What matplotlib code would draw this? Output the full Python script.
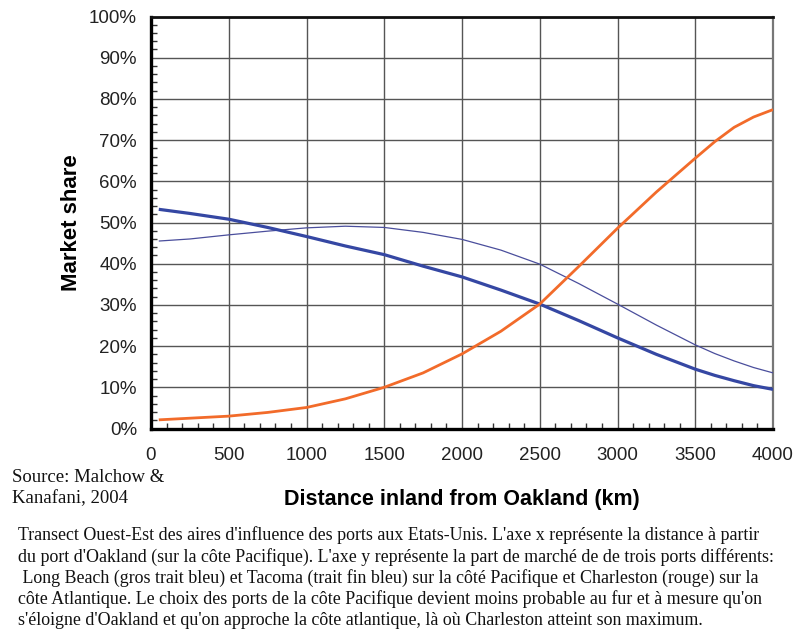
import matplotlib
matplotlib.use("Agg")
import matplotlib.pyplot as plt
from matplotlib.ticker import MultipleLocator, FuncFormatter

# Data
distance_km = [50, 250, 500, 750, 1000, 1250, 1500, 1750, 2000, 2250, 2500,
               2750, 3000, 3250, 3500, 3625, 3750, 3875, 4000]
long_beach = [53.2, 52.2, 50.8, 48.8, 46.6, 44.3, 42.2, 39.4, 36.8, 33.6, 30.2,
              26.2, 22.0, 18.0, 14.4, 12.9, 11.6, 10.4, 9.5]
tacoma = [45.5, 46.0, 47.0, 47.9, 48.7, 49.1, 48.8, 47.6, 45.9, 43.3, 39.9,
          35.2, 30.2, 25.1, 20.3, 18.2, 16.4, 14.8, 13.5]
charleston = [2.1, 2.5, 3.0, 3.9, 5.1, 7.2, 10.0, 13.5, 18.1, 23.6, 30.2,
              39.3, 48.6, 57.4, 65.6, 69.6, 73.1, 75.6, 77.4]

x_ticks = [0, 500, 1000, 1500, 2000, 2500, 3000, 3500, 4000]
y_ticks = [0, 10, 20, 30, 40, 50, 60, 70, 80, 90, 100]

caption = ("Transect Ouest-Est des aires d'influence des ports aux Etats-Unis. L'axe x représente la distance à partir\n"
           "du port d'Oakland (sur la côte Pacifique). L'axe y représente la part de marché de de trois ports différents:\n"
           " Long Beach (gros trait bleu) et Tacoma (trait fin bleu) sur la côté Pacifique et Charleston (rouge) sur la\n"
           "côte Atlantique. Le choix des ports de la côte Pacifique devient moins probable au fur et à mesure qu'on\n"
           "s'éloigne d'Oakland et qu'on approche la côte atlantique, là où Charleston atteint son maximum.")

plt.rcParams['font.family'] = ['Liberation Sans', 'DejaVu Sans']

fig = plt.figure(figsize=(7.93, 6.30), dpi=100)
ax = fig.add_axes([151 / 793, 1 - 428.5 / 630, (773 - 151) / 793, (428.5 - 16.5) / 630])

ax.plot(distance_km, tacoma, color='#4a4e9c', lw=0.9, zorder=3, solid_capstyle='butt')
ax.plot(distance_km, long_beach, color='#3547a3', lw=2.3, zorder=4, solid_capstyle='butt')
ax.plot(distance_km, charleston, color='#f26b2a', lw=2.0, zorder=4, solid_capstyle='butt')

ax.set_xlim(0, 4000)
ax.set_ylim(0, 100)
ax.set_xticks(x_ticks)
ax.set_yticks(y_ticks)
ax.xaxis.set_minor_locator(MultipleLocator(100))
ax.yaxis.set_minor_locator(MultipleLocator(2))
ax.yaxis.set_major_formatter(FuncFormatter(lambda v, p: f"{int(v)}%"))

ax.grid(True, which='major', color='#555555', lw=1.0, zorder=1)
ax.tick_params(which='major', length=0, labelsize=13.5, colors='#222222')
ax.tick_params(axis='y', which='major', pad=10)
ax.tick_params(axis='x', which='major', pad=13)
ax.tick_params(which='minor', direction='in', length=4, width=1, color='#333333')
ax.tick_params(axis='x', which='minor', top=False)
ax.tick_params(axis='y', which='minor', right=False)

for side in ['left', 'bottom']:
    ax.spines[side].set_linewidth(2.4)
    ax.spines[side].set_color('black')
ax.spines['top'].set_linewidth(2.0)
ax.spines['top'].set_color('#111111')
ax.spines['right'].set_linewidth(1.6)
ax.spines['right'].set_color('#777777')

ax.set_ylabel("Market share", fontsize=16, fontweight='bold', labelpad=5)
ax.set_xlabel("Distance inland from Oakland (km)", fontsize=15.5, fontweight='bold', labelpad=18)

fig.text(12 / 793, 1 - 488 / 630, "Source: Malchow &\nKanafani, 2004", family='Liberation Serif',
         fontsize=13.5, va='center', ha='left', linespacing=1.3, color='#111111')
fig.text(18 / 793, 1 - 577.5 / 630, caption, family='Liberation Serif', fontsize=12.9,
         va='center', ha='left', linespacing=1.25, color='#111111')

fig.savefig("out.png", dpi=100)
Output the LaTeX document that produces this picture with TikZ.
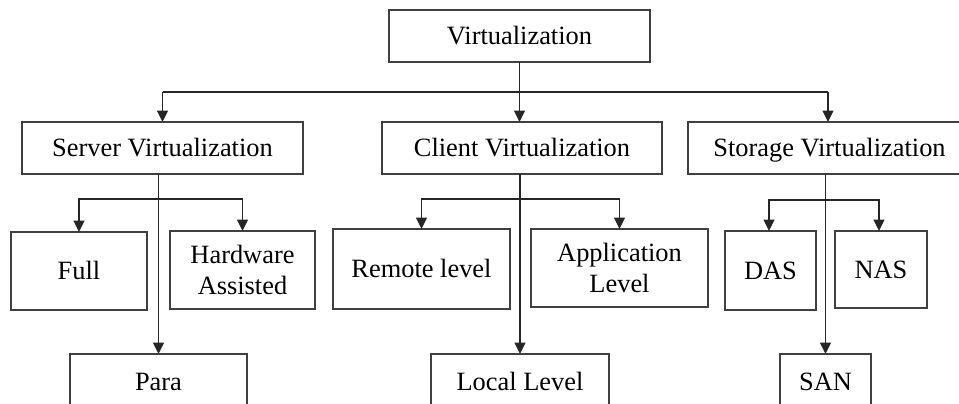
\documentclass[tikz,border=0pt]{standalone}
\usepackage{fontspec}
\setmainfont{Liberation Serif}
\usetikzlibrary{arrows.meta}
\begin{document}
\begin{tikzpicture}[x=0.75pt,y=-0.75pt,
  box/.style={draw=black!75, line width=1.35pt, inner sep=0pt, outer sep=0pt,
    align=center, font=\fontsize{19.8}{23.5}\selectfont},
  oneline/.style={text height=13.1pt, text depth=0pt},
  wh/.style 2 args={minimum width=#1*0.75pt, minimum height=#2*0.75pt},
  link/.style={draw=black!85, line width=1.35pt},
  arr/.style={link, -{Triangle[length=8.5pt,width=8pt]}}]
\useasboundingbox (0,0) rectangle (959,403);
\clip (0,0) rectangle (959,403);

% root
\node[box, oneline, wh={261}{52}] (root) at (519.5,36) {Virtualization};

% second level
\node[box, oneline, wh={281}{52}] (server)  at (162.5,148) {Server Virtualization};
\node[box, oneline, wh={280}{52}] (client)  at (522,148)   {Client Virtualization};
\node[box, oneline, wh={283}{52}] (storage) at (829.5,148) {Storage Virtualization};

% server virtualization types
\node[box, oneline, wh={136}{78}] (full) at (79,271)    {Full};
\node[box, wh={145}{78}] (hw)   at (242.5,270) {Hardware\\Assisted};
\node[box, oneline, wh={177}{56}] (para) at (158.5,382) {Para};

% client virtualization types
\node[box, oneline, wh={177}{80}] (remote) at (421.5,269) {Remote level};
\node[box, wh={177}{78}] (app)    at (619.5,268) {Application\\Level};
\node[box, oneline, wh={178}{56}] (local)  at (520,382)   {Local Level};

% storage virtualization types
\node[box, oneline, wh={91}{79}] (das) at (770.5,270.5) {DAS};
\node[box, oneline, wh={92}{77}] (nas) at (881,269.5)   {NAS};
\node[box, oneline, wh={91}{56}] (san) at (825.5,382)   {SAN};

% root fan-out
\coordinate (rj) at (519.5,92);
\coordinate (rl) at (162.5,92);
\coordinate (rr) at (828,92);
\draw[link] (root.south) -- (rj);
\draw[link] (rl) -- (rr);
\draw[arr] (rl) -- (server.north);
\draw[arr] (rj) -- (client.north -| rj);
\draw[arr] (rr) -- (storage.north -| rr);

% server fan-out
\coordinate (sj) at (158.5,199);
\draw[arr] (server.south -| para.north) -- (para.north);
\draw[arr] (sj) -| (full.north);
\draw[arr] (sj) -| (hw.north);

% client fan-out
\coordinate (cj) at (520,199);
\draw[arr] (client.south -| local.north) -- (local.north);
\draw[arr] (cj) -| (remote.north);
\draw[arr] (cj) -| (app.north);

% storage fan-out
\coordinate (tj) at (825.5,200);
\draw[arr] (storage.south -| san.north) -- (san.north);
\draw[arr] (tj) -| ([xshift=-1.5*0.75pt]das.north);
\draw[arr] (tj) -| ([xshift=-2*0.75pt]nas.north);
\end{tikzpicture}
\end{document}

◆ ◆ ◆ ◆ ◆

* _Description of the task_
Copy every record above exactly, leaving out any pictures.

* _Result for this task_
What matplotlib code would draw this? Output the full Python script.
import matplotlib
matplotlib.use("Agg")
import matplotlib.pyplot as plt
from matplotlib.ticker import MultipleLocator, FuncFormatter

# Data
distance_km = [50, 250, 500, 750, 1000, 1250, 1500, 1750, 2000, 2250, 2500,
               2750, 3000, 3250, 3500, 3625, 3750, 3875, 4000]
long_beach = [53.2, 52.2, 50.8, 48.8, 46.6, 44.3, 42.2, 39.4, 36.8, 33.6, 30.2,
              26.2, 22.0, 18.0, 14.4, 12.9, 11.6, 10.4, 9.5]
tacoma = [45.5, 46.0, 47.0, 47.9, 48.7, 49.1, 48.8, 47.6, 45.9, 43.3, 39.9,
          35.2, 30.2, 25.1, 20.3, 18.2, 16.4, 14.8, 13.5]
charleston = [2.1, 2.5, 3.0, 3.9, 5.1, 7.2, 10.0, 13.5, 18.1, 23.6, 30.2,
              39.3, 48.6, 57.4, 65.6, 69.6, 73.1, 75.6, 77.4]

x_ticks = [0, 500, 1000, 1500, 2000, 2500, 3000, 3500, 4000]
y_ticks = [0, 10, 20, 30, 40, 50, 60, 70, 80, 90, 100]

caption = ("Transect Ouest-Est des aires d'influence des ports aux Etats-Unis. L'axe x représente la distance à partir\n"
           "du port d'Oakland (sur la côte Pacifique). L'axe y représente la part de marché de de trois ports différents:\n"
           " Long Beach (gros trait bleu) et Tacoma (trait fin bleu) sur la côté Pacifique et Charleston (rouge) sur la\n"
           "côte Atlantique. Le choix des ports de la côte Pacifique devient moins probable au fur et à mesure qu'on\n"
           "s'éloigne d'Oakland et qu'on approche la côte atlantique, là où Charleston atteint son maximum.")

plt.rcParams['font.family'] = ['Liberation Sans', 'DejaVu Sans']

fig = plt.figure(figsize=(7.93, 6.30), dpi=100)
ax = fig.add_axes([151 / 793, 1 - 428.5 / 630, (773 - 151) / 793, (428.5 - 16.5) / 630])

ax.plot(distance_km, tacoma, color='#4a4e9c', lw=0.9, zorder=3, solid_capstyle='butt')
ax.plot(distance_km, long_beach, color='#3547a3', lw=2.3, zorder=4, solid_capstyle='butt')
ax.plot(distance_km, charleston, color='#f26b2a', lw=2.0, zorder=4, solid_capstyle='butt')

ax.set_xlim(0, 4000)
ax.set_ylim(0, 100)
ax.set_xticks(x_ticks)
ax.set_yticks(y_ticks)
ax.xaxis.set_minor_locator(MultipleLocator(100))
ax.yaxis.set_minor_locator(MultipleLocator(2))
ax.yaxis.set_major_formatter(FuncFormatter(lambda v, p: f"{int(v)}%"))

ax.grid(True, which='major', color='#555555', lw=1.0, zorder=1)
ax.tick_params(which='major', length=0, labelsize=13.5, colors='#222222')
ax.tick_params(axis='y', which='major', pad=10)
ax.tick_params(axis='x', which='major', pad=13)
ax.tick_params(which='minor', direction='in', length=4, width=1, color='#333333')
ax.tick_params(axis='x', which='minor', top=False)
ax.tick_params(axis='y', which='minor', right=False)

for side in ['left', 'bottom']:
    ax.spines[side].set_linewidth(2.4)
    ax.spines[side].set_color('black')
ax.spines['top'].set_linewidth(2.0)
ax.spines['top'].set_color('#111111')
ax.spines['right'].set_linewidth(1.6)
ax.spines['right'].set_color('#777777')

ax.set_ylabel("Market share", fontsize=16, fontweight='bold', labelpad=5)
ax.set_xlabel("Distance inland from Oakland (km)", fontsize=15.5, fontweight='bold', labelpad=18)

fig.text(12 / 793, 1 - 488 / 630, "Source: Malchow &\nKanafani, 2004", family='Liberation Serif',
         fontsize=13.5, va='center', ha='left', linespacing=1.3, color='#111111')
fig.text(18 / 793, 1 - 577.5 / 630, caption, family='Liberation Serif', fontsize=12.9,
         va='center', ha='left', linespacing=1.25, color='#111111')

fig.savefig("out.png", dpi=100)
Output the LaTeX document that produces this picture with TikZ.
\documentclass[tikz,border=0pt]{standalone}
\usepackage{fontspec}
\setmainfont{Liberation Serif}
\usetikzlibrary{arrows.meta}
\begin{document}
\begin{tikzpicture}[x=0.75pt,y=-0.75pt,
  box/.style={draw=black!75, line width=1.35pt, inner sep=0pt, outer sep=0pt,
    align=center, font=\fontsize{19.8}{23.5}\selectfont},
  oneline/.style={text height=13.1pt, text depth=0pt},
  wh/.style 2 args={minimum width=#1*0.75pt, minimum height=#2*0.75pt},
  link/.style={draw=black!85, line width=1.35pt},
  arr/.style={link, -{Triangle[length=8.5pt,width=8pt]}}]
\useasboundingbox (0,0) rectangle (959,403);
\clip (0,0) rectangle (959,403);

% root
\node[box, oneline, wh={261}{52}] (root) at (519.5,36) {Virtualization};

% second level
\node[box, oneline, wh={281}{52}] (server)  at (162.5,148) {Server Virtualization};
\node[box, oneline, wh={280}{52}] (client)  at (522,148)   {Client Virtualization};
\node[box, oneline, wh={283}{52}] (storage) at (829.5,148) {Storage Virtualization};

% server virtualization types
\node[box, oneline, wh={136}{78}] (full) at (79,271)    {Full};
\node[box, wh={145}{78}] (hw)   at (242.5,270) {Hardware\\Assisted};
\node[box, oneline, wh={177}{56}] (para) at (158.5,382) {Para};

% client virtualization types
\node[box, oneline, wh={177}{80}] (remote) at (421.5,269) {Remote level};
\node[box, wh={177}{78}] (app)    at (619.5,268) {Application\\Level};
\node[box, oneline, wh={178}{56}] (local)  at (520,382)   {Local Level};

% storage virtualization types
\node[box, oneline, wh={91}{79}] (das) at (770.5,270.5) {DAS};
\node[box, oneline, wh={92}{77}] (nas) at (881,269.5)   {NAS};
\node[box, oneline, wh={91}{56}] (san) at (825.5,382)   {SAN};

% root fan-out
\coordinate (rj) at (519.5,92);
\coordinate (rl) at (162.5,92);
\coordinate (rr) at (828,92);
\draw[link] (root.south) -- (rj);
\draw[link] (rl) -- (rr);
\draw[arr] (rl) -- (server.north);
\draw[arr] (rj) -- (client.north -| rj);
\draw[arr] (rr) -- (storage.north -| rr);

% server fan-out
\coordinate (sj) at (158.5,199);
\draw[arr] (server.south -| para.north) -- (para.north);
\draw[arr] (sj) -| (full.north);
\draw[arr] (sj) -| (hw.north);

% client fan-out
\coordinate (cj) at (520,199);
\draw[arr] (client.south -| local.north) -- (local.north);
\draw[arr] (cj) -| (remote.north);
\draw[arr] (cj) -| (app.north);

% storage fan-out
\coordinate (tj) at (825.5,200);
\draw[arr] (storage.south -| san.north) -- (san.north);
\draw[arr] (tj) -| ([xshift=-1.5*0.75pt]das.north);
\draw[arr] (tj) -| ([xshift=-2*0.75pt]nas.north);
\end{tikzpicture}
\end{document}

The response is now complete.